Part(vii): Methods for Calculating Entropy Change Changes of Ideal Gases

Given

Air (treated as an ideal gas) is heated from 300 K to 500 K in a rigid, closed container.

Find

Compare the specific entropy change of the air as determined using 3 different approaches:

a) Variable specific heat (use ideal gas tables for air)

b) Constant specific heat for air evaluated at the average temperature

c) Constant specific heat for air evaluated at the initial temperature

Solution

a) Variable specific heat for air

From the ME 200 basic equation sheet,

$$\Delta s_{12} = s^{o}_{2} - s^{o}_{1} - R \cdot ln(\frac{P_{2}}{P_{1}})$$

We can use the ideal gas law to replace the pressure ratio with a temperature ratio since both the mass and volume of this closed system are constant. Since $Pv = RT$ and $v$ and $R$ are constant, then $\frac{P}{T} = constant$. Therefore, $\frac{P_{2}}{P_{1}} = \frac{T_{2}}{T_{1}}$, resulting in

$$\Delta s_{12} = s^{o}_{2} - s^{o}_{1} - R \cdot ln(\frac{T_{2}}{T_{1}})$$

import math

# Solution

R_bar = 8.314           # universal gas constant [kJ/(kmol-K)]
M_air = 28.97           # molar mass of air [kg/kmol]
R_air = R_bar/M_air     # gas constant for air [kJ/(kg-K)]
T_1 = 300               # initial temperature for air [K]
T_2 = 500               # final temperature for air [K]
T_ratio = T_2/T_1       # ratio of final to initial air temperatures [K]

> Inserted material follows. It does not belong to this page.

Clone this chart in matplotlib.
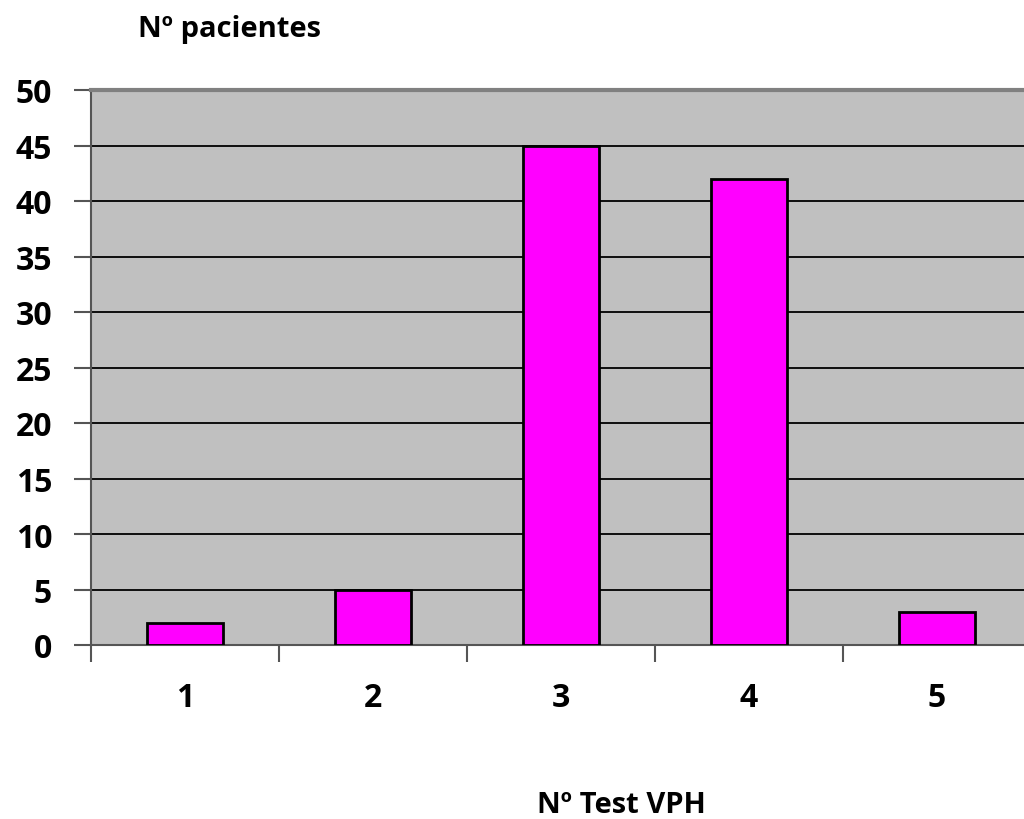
import numpy as np
import matplotlib.pyplot as plt

# data
categories = ['1', '2', '3', '4', '5']
pacientes = [2, 5, 45, 42, 3]
yticks = [0, 5, 10, 15, 20, 25, 30, 35, 40, 45, 50]

plt.rcParams['font.family'] = ['Open Sans', 'DejaVu Sans']

fig = plt.figure(figsize=(10.24, 8.2), dpi=100)
# plot area runs past the right edge like in the original
ax = fig.add_axes([91 / 1024, 1 - 646 / 820, 940 / 1024, 555 / 820])
ax.set_facecolor('#C0C0C0')

x = np.arange(len(categories))
ax.bar(x, pacientes, width=0.4, color='#FF00FF', edgecolor='black', linewidth=2, zorder=3)

ax.set_xlim(-0.5, len(categories) - 0.5)
ax.set_ylim(0, 50)
ax.set_yticks(yticks)
ax.set_yticklabels([str(v) for v in yticks], fontsize=23, fontweight='bold')
ax.set_xticks(x)
ax.set_xticklabels(categories, fontsize=23, fontweight='bold')
ax.tick_params(axis='x', length=0, pad=26)
ax.set_xticks(np.arange(-0.5, len(categories)), minor=True)
ax.tick_params(axis='x', which='minor', length=12, width=1.5, color='#555555', direction='out')
ax.tick_params(axis='y', length=12, width=1.5, color='#555555', direction='out', pad=16)

ax.grid(axis='y', color='black', linewidth=1.3, zorder=1)
for s in ['left', 'bottom']:
    ax.spines[s].set_color('#555555')
    ax.spines[s].set_linewidth(1.5)
ax.spines['top'].set_color('#808080')
ax.spines['top'].set_linewidth(3)
ax.spines['right'].set_visible(False)

fig.text(138 / 1024, 1 - 37 / 820, 'Nº pacientes', fontsize=21, fontweight='bold', va='baseline', ha='left')
fig.text(621 / 1024, 1 - 813 / 820, 'Nº Test VPH', fontsize=21, fontweight='bold', va='baseline', ha='center')

fig.savefig('out.png', dpi=100)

s_o_300 = 1.703         # tabulated specific entropy at 300 K [kJ/(kg-K)]
s_o_500 = 2.221         # tabulated specific entropy at 500 K [kJ/(kg-K)]

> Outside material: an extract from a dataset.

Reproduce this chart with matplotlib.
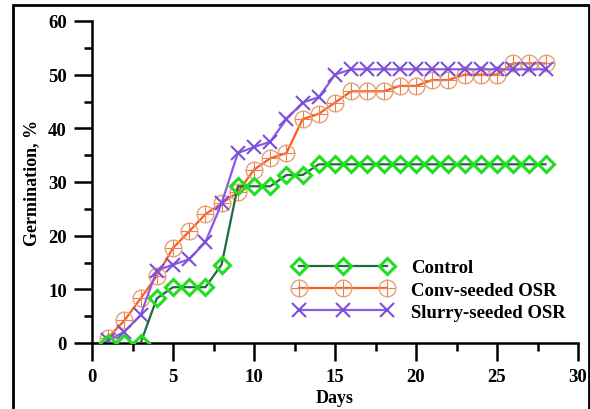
import matplotlib
matplotlib.use("Agg")
import matplotlib.pyplot as plt
from matplotlib.patches import Rectangle
from matplotlib.legend_handler import HandlerTuple
from matplotlib.ticker import MultipleLocator

days = list(range(1, 29))
control = [0, 0, 0, 8.3, 10.4, 10.4, 10.4, 14.6, 29.2, 29.2, 29.2, 31.3, 31.3, 33.3,
           33.3, 33.3, 33.3, 33.3, 33.3, 33.3, 33.3, 33.3, 33.3, 33.3, 33.3, 33.3, 33.3, 33.3]
conv = [1.0, 4.2, 8.3, 12.5, 17.7, 20.8, 24.0, 26.0, 28.1, 32.3, 34.4, 35.4, 41.7, 42.7,
        44.8, 46.9, 46.9, 46.9, 47.9, 47.9, 49.0, 49.0, 50.0, 50.0, 50.0, 52.1, 52.1, 52.1]
slurry = [0.5, 2.1, 5.2, 13.5, 14.6, 15.6, 18.8, 26.0, 35.4, 36.5, 37.5, 41.7, 44.8, 45.8,
          50.0, 51.0, 51.0, 51.0, 51.0, 51.0, 51.0, 51.0, 51.0, 51.0, 51.0, 51.0, 51.0, 51.0]
labels = ["Control", "Conv-seeded OSR", "Slurry-seeded OSR"]

plt.rcParams['font.family'] = ['Liberation Serif', 'DejaVu Serif']
plt.rcParams['font.weight'] = 'bold'

fig = plt.figure(figsize=(5.9, 4.1), dpi=100)
ax = fig.add_axes([92/590, 1-344/410, (578-92)/590, (344-22)/410])

l1, = ax.plot(days, control, color='#1e6b3c', lw=1.6, marker='D', ms=8.5,
              mfc='none', mec='#22dd22', mew=2.2, zorder=3)
l2, = ax.plot(days, conv, color='#ff5a1e', lw=1.6, marker='o', ms=12,
              mfc='none', mec='#e8a070', mew=1.0, zorder=2)
l2b, = ax.plot(days, conv, ls='none', marker='+', ms=12, mec='#e88050', mew=0.8, zorder=2)
l3, = ax.plot(days, slurry, color='#8a5ae6', lw=1.6, marker='x', ms=10,
              mec='#7a50d8', mew=1.5, zorder=2)

ax.set_xlim(0, 30)
ax.set_ylim(0, 60)
ax.xaxis.set_major_locator(MultipleLocator(5))
ax.xaxis.set_minor_locator(MultipleLocator(2.5))
ax.yaxis.set_major_locator(MultipleLocator(10))
ax.yaxis.set_minor_locator(MultipleLocator(5))
for s in ['top', 'right']:
    ax.spines[s].set_visible(False)
for s in ['left', 'bottom']:
    ax.spines[s].set_linewidth(1.8)
ax.tick_params(which='major', direction='out', length=13, width=1.8, labelsize=13.5, pad=5)
ax.tick_params(which='minor', direction='out', length=6, width=1.8)
for t in ax.get_xticklabels() + ax.get_yticklabels():
    t.set_fontweight('bold')

ax.set_xlabel("Days", fontsize=13, fontweight='bold', labelpad=3)
ax.set_ylabel("Germination, %", fontsize=13, fontweight='bold', labelpad=6)

leg = ax.legend([l1, (l2, l2b), l3], labels, loc='upper left',
                bbox_to_anchor=(0.414, 0.26), frameon=False, numpoints=3,
                borderpad=0, borderaxespad=0,
                handlelength=5.3, handletextpad=1.0, labelspacing=0.27,
                handler_map={tuple: HandlerTuple(ndivide=1, pad=0)},
                prop={'family': 'Liberation Serif', 'weight': 'bold', 'size': 13.5})

fig.patches.append(Rectangle((13/590, -0.05), (589-13)/590, 1.05-6/410,
                             transform=fig.transFigure, fill=False,
                             edgecolor='black', lw=2.0, zorder=10))

fig.savefig("out.png", dpi=100)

# Changes in specific entropy for part a
delta_s_a = s_o_500 - s_o_300 - R_air*math.log(T_ratio) # [kJ/(kg-K)]

print('delta_s_a = ',round(delta_s_a,3),'(kJ/(kg-K))')

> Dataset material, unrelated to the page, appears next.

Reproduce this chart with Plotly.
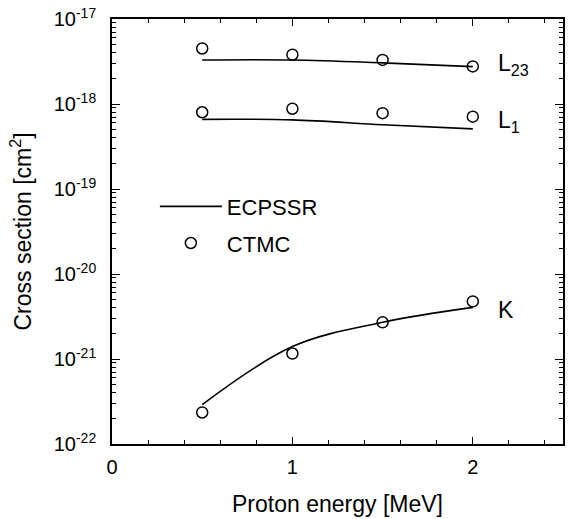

delta_s_a =  0.371 (kJ/(kg-K))

b) Constant specific heat for air evaluated at the average temperature

Since the specific volume is constant, then $\Delta s_{12} = \int_{T_{1}}^{T_{2}} c_{v}\cdot\frac{dT}{T} + R \cdot ln(\frac{v_{2}}{v_{1}})$ reduces to $\Delta s_{12} = \int_{T_{1}}^{T_{2}} c_{v}\cdot\frac{dT}{T}$. Also, since specific heat is assumed to be constant and evaluated at the average temperature, then

$$\Delta s_{12} = c_{v, 400 K}\cdot ln(\frac{T_{2}}{T_{1}})$$

c_v_400 = 0.726                             # specific heat at constant volume at 400 K [kJ/(kg-K)]

delta_s_b = c_v_400*math.log(T_ratio)       # change in specific entropy, spec heat at T_avg [kJ/(kg-K)]

print('delta_s_b = ',round(delta_s_b,3),'(kJ/(kg-K))')

delta_s_b =  0.371 (kJ/(kg-K))

c) Constant specific heat for air evaluated at the initial temperature

$$\Delta s_{12} = c_{v, 300 K}\cdot ln(\frac{T_{2}}{T_{1}})$$

c_v_300 = 0.718                             # specific heat at constant volume at 300 K [kJ/(kg-K)]

delta_s_c = c_v_300*math.log(T_ratio)       # change in specific entropy, spec heat at T_i [kJ/(kg-K)]

print('delta_s_c = ',round(delta_s_c,3),'(kJ/(kg-K))')

delta_s_c =  0.367 (kJ/(kg-K))

The three approaches give almost the same results!